The goal of the study was to learn data analysis using various big data tools. The professor had allowed us to select the dataset of our own choice to analyze. All the members of our team were a great fan of PUBG mobile game and the game developer had recently released the dataset on Kaggle. So we decided to take it up for our project, that way we also have an analytics edge when playing the game.

Screenshots

Technologies and Tools

Hive
Spark

Setup

The data for the analysis has been sourced from Kaggle. All the codes used in the analysis can be accessed here and can be used to reproduce the result.

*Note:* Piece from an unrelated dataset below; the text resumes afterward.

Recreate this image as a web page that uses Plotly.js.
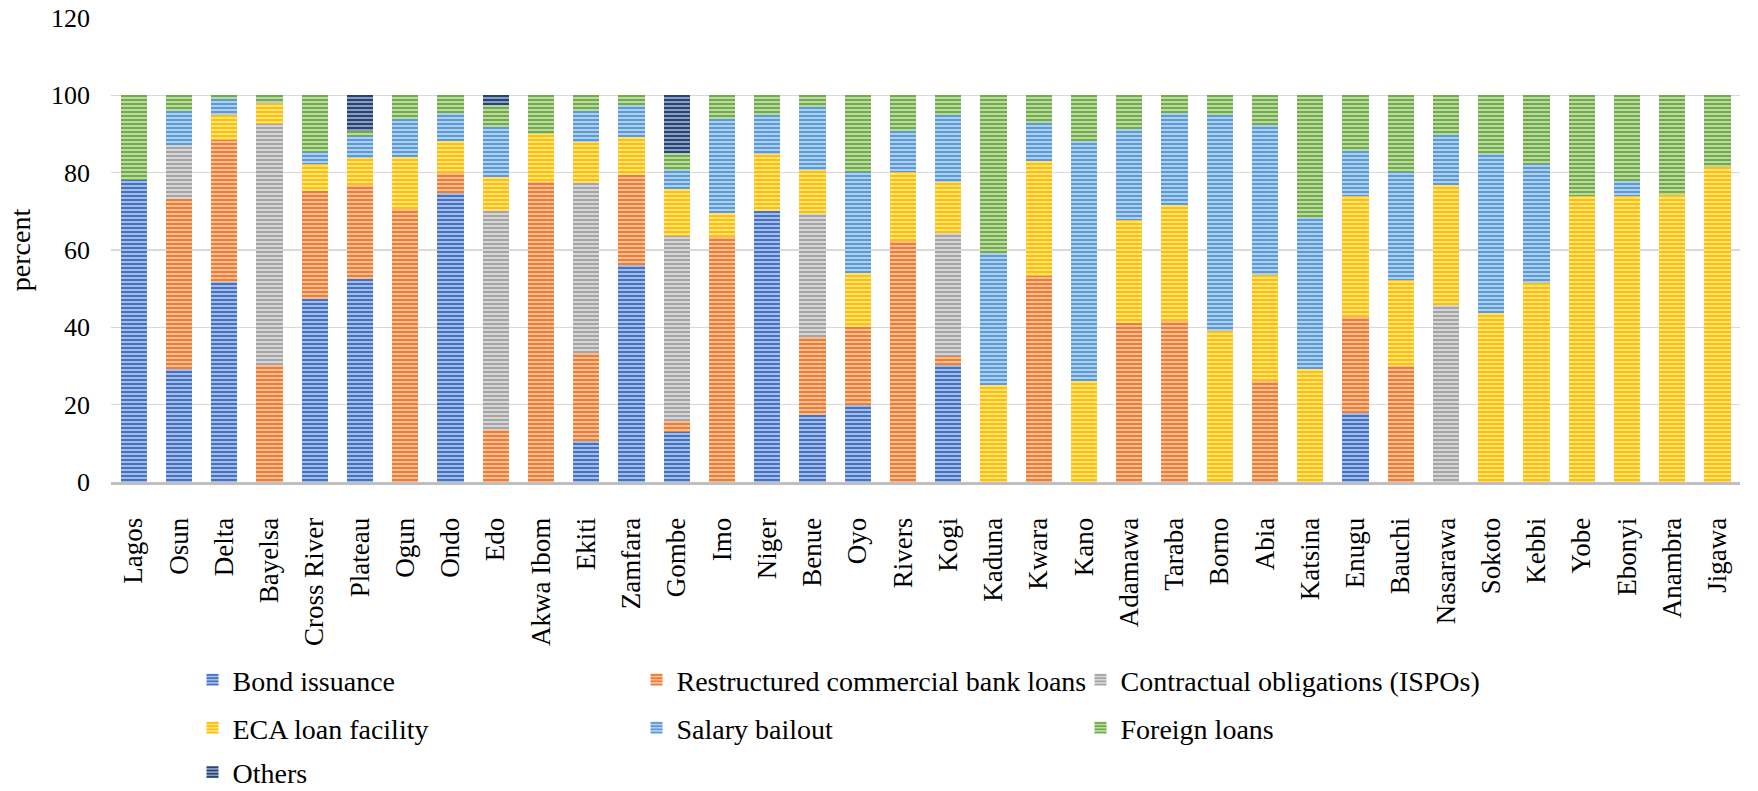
<!DOCTYPE html>
<html>
<head>
<meta charset="utf-8">
<script src="https://cdn.plot.ly/plotly-3.0.1.min.js"></script>
<style>html,body{margin:0;padding:0;background:#fff;}#chart{width:1758px;height:791px;}</style>
</head>
<body>
<div id="chart"></div>
<script>
var categories = ["Lagos","Osun","Delta","Bayelsa","Cross River","Plateau","Ogun","Ondo","Edo","Akwa Ibom","Ekiti","Zamfara","Gombe","Imo","Niger","Benue","Oyo","Rivers","Kogi","Kaduna","Kwara","Kano","Adamawa","Taraba","Borno","Abia","Katsina","Enugu","Bauchi","Nasarawa","Sokoto","Kebbi","Yobe","Ebonyi","Anambra","Jigawa"];

var bondIssuance = [78.1,29.2,51.8,0,47.3,52.5,0,74.8,0,0,10.7,56.0,12.9,0,70.2,17.2,19.8,0,30.3,0,0,0,0,0,0,0,0,17.8,0,0,0,0,0,0,0,0];
var restructuredLoans = [0,43.9,36.6,30.3,28.0,24.3,70.5,5.0,13.5,77.5,22.6,23.5,3.0,63.4,0,20.3,20.3,62.2,2.2,0,53.2,0,41.1,41.6,0,26.0,0,24.9,29.9,0,0,0,0,0,0,0];
var contractualObligations = [0,14.0,0,62.4,0,0,0,0,56.6,0,43.9,0,47.6,0,0,31.8,0,0,31.9,0,0,0,0,0,0,0,0,0,0,45.9,0,0,0,0,0,0];
var ecaLoanFacility = [0,0,6.5,5.4,6.9,7.1,13.6,8.4,8.8,12.6,10.8,9.6,12.3,6.2,14.5,11.5,14.0,18.1,13.1,25.2,29.7,26.2,26.7,30.0,39.1,27.6,29.2,31.2,22.4,30.8,43.7,51.5,73.9,73.9,74.1,81.5];
var salaryBailout = [0,8.8,4.1,0.5,3.2,5.6,9.9,7.3,12.8,0,7.9,8.5,4.8,24.4,10.3,16.1,26.2,10.6,17.3,33.9,9.9,61.9,23.5,23.8,55.9,38.6,39.1,11.8,27.8,13.0,41.0,30.7,0,3.9,0,0];
var foreignLoans = [21.9,4.1,1.0,1.4,14.6,1.3,6.0,4.5,5.7,9.9,4.1,2.4,4.5,6.0,5.0,3.1,19.7,9.1,5.2,40.9,7.2,11.9,8.7,4.6,5.0,7.8,31.7,14.3,19.9,10.3,15.3,17.8,26.1,22.2,25.9,18.5];
var others = [0,0,0,0,0,9.2,0,0,2.6,0,0,0,14.9,0,0,0,0,0,0,0,0,0,0,0,0,0,0,0,0,0,0,0,0,0,0,0];

var seriesNames = ["Bond issuance","Restructured commercial bank loans","Contractual obligations (ISPOs)","ECA loan facility","Salary bailout","Foreign loans","Others"];
var seriesValues = [bondIssuance, restructuredLoans, contractualObligations, ecaLoanFacility, salaryBailout, foreignLoans, others];
var mainColors = ["#4472C4","#ED7D31","#A5A5A5","#FFC000","#5B9BD5","#70AD47","#264478"];
var lightColors = ["#A7BCE4","#F6BE98","#D6D6D6","#FFE184","#B0CFEC","#BBD8A6","#8C9DBB"];
var legendIds = ["legend","legend","legend","legend2","legend2","legend2","legend3"];

var FONT = "Liberation Serif, DejaVu Serif, serif";

var traces = seriesNames.map(function(name, i) {
  return {
    type: "bar",
    name: name,
    x: categories,
    y: seriesValues[i],
    legend: legendIds[i],
    marker: {
      color: mainColors[i],
      line: {width: 0},
      pattern: {shape: "-", size: 4, solidity: 0.5, fgcolor: mainColors[i], bgcolor: lightColors[i], fillmode: "replace"}
    },
    hoverinfo: "x+y+name"
  };
});

function legendCfg(y) {
  return {
    orientation: "h",
    xref: "container", yref: "container",
    x: 0.1095, xanchor: "left",
    y: y, yanchor: "middle",
    entrywidth: 399, entrywidthmode: "pixels",
    font: {family: FONT, size: 28, color: "#000"},
    bgcolor: "rgba(0,0,0,0)",
    traceorder: "normal"
  };
}

var layout = {
  width: 1758,
  height: 791,
  margin: {l: 111, r: 18, t: 18, b: 309},
  paper_bgcolor: "#fff",
  plot_bgcolor: "#fff",
  barmode: "stack",
  bargap: 0.42,
  font: {family: FONT, color: "#000"},
  showlegend: true,
  xaxis: {
    type: "category",
    tickangle: -90,
    tickfont: {family: FONT, size: 27, color: "#000"},
    ticks: "",
    showline: true,
    linecolor: "#BFBFBF",
    linewidth: 3,
    showgrid: false,
    automargin: false,
    ticklabelstandoff: 22
  },
  yaxis: {
    range: [0, 120],
    dtick: 20,
    tickfont: {family: FONT, size: 26, color: "#000"},
    ticks: "",
    showline: false,
    showgrid: true,
    gridcolor: "#D9D9D9",
    gridwidth: 1.5,
    zeroline: false,
    automargin: false,
    ticklabelstandoff: 20,
    title: {text: "percent", font: {family: FONT, size: 28, color: "#000"}, standoff: 12}
  },
  legend: legendCfg(0.1403),
  legend2: legendCfg(0.0796),
  legend3: legendCfg(0.0235)
};

Plotly.newPlot("chart", traces, layout, {displayModeBar: false, staticPlot: true});
</script>
</body>
</html>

A detailed explanation of the various operations and the interpretations of the outputs can be found in the project report.

Code Examples

#Correlation in Hive
set hive.cli.print.header=true;
select corr(weaponsacquired,winplaceperc) from pubg_new where match_type1='solo';
select corr(weaponsacquired,winplaceperc) from pubg_new where match_type1='Duo';
select corr(weaponsacquired,winplaceperc) from pubg_new where match_type1='Squad'

#Clusterin in Scala
import org.apache.spark.ml.feature.VectorAssembler
import org.apache.spark.ml.classification.LogisticRegression
import org.apache.spark.mllib.evaluation.BinaryClassificationMetrics
import org.apache.spark.mllib.regression.LabeledPoint
import org.apache.spark.mllib.util.MLUtils
import org.apache.spark.ml.classification.BinaryLogisticRegressionSummary
import org.apache.spark.ml.clustering.KMeans
import org.apache.spark.ml.evaluation.ClusteringEvaluator



val inputfile = sql("select * from pubg_new")
val Data=inputfile.select(inputfile("winorlose").as("label"),$"boosts",$"damageDealt",$"DBNOs",$"headshotKills",$"heals",$"killPlace",$"killPoints",$"kills",$"killStreaks",$"longestKill",$"maxPlace",$"numGroups",$"revives",$"rideDistance",$"roadKills",$"swimDistance",$"teamKills",$"vehicleDestroys",$"walkDistance",$"weaponsacquired",$"winpoints",$"winorlose",$"winquartiles")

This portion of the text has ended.